WHAT NEEDS TO BE DONE: Your output is the lines from the first one to the one containing "import pandas as pd", repeated exactly, with images left out.

SUPPLIED MATERIAL:

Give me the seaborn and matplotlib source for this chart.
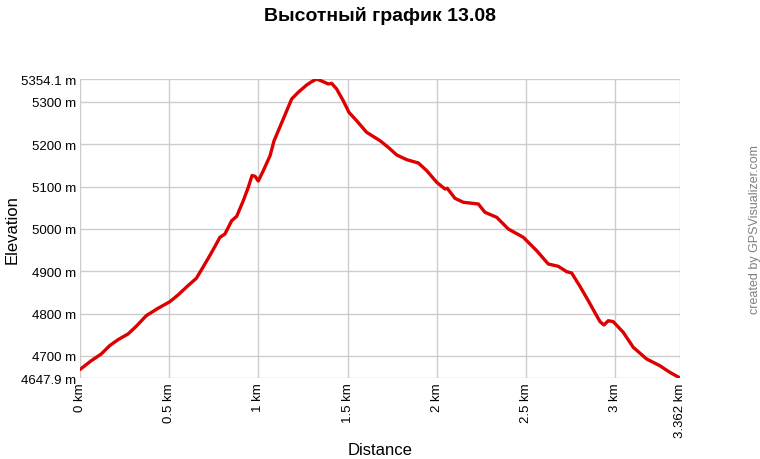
import matplotlib
matplotlib.use("Agg")
import matplotlib.pyplot as plt
import seaborn as sns
import pandas as pd

# Профиль высоты (км, м)
distance_km = [0.0, 0.063, 0.119, 0.166, 0.213, 0.269, 0.315, 0.371, 0.437, 0.503,
               0.549, 0.605, 0.652, 0.689, 0.727, 0.756, 0.784, 0.812, 0.850, 0.878,
               0.915, 0.943, 0.964, 0.981, 0.999, 1.027, 1.065, 1.087, 1.139, 1.186,
               1.223, 1.270, 1.298, 1.326, 1.363, 1.391, 1.410, 1.438, 1.475, 1.507,
               1.550, 1.606, 1.681, 1.727, 1.775, 1.831, 1.896, 1.943, 1.999, 2.045,
               2.058, 2.101, 2.148, 2.232, 2.269, 2.335, 2.400, 2.484, 2.559, 2.624,
               2.680, 2.727, 2.755, 2.802, 2.848, 2.895, 2.914, 2.936, 2.960, 2.988,
               3.044, 3.100, 3.175, 3.249, 3.305, 3.362]
elevation_m = [4668.0, 4688.7, 4704.6, 4724.2, 4738.4, 4751.8, 4770.0, 4795.0, 4812.5, 4828.0,
               4843.9, 4865.9, 4883.4, 4909.4, 4936.8, 4958.5, 4980.2, 4988.0, 5019.4, 5029.8,
               5066.7, 5098.3, 5126.2, 5124.3, 5113.2, 5137.5, 5172.9, 5207.7, 5259.6, 5306.9,
               5322.7, 5339.9, 5347.7, 5354.1, 5347.7, 5342.3, 5343.9, 5330.5, 5302.8, 5275.4,
               5255.6, 5228.2, 5208.4, 5192.8, 5174.6, 5163.5, 5155.7, 5137.5, 5110.1, 5094.3,
               5095.9, 5072.3, 5062.9, 5058.9, 5039.3, 5027.4, 4999.8, 4980.2, 4948.6, 4917.1,
               4911.7, 4899.0, 4895.9, 4864.0, 4830.5, 4795.0, 4780.9, 4773.1, 4783.2, 4780.9,
               4755.8, 4720.4, 4692.8, 4676.9, 4661.3, 4647.9]

x_ticks = [0, 0.5, 1, 1.5, 2, 2.5, 3, 3.362]
x_ticklabels = ["0 km", "0.5 km", "1 km", "1.5 km", "2 km", "2.5 km", "3 km", "3.362 km"]
y_ticks = [4647.9, 4700, 4800, 4900, 5000, 5100, 5200, 5300, 5354.1]
y_ticklabels = ["4647.9 m", "4700 m", "4800 m", "4900 m", "5000 m",
                "5100 m", "5200 m", "5300 m", "5354.1 m"]

df = pd.DataFrame({"dist": distance_km, "elev": elevation_m})

sns.set_style("white")
plt.rcParams["font.family"] = ["Liberation Sans", "DejaVu Sans"]
plt.rcParams["text.color"] = "black"
plt.rcParams["xtick.color"] = "black"
plt.rcParams["ytick.color"] = "black"

fig = plt.figure(figsize=(7.6, 4.6), dpi=100)
ax = fig.add_axes([80 / 760, 1 - 379 / 460, 600 / 760, 299 / 460])

sns.lineplot(data=df, x="dist", y="elev", ax=ax, color="#dd0000", linewidth=2.4, zorder=3)

ax.set_xlim(0, 3.362)
ax.set_ylim(4647.9, 5354.1)
ax.set_xticks(x_ticks)
ax.set_xticklabels(x_ticklabels, rotation=90, fontsize=9.5)
ax.set_yticks(y_ticks)
ax.set_yticklabels(y_ticklabels, fontsize=9.5)
ax.tick_params(length=0, pad=3, colors="black")
ax.grid(True, color="#cccccc", linewidth=1)
for s in ax.spines.values():
    s.set_visible(False)

ax.set_xlabel("")
ax.set_ylabel("")
fig.text(380 / 760, 1 - 451 / 460, "Distance", ha="center", va="center",
         fontsize=12, color="black")
fig.text(12 / 760, 1 - 230 / 460, "Elevation", ha="center", va="center",
         rotation=90, fontsize=12, color="black")
fig.text(380 / 760, 1 - 16 / 460, "Высотный график 13.08", ha="center", va="center",
         fontsize=14, fontweight="bold", color="black",
         family=["Liberation Sans Narrow", "Liberation Sans", "DejaVu Sans"])
fig.text(755 / 760, 1 - 230 / 460, "created by GPSVisualizer.com", ha="center",
         va="center", rotation=90, fontsize=9, color="#808080")

fig.savefig("out.png", dpi=100)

ANSWER FOR THIS EXERCISE:
Give me the seaborn and matplotlib source for this chart.
import matplotlib
matplotlib.use("Agg")
import matplotlib.pyplot as plt
import seaborn as sns
import pandas as pd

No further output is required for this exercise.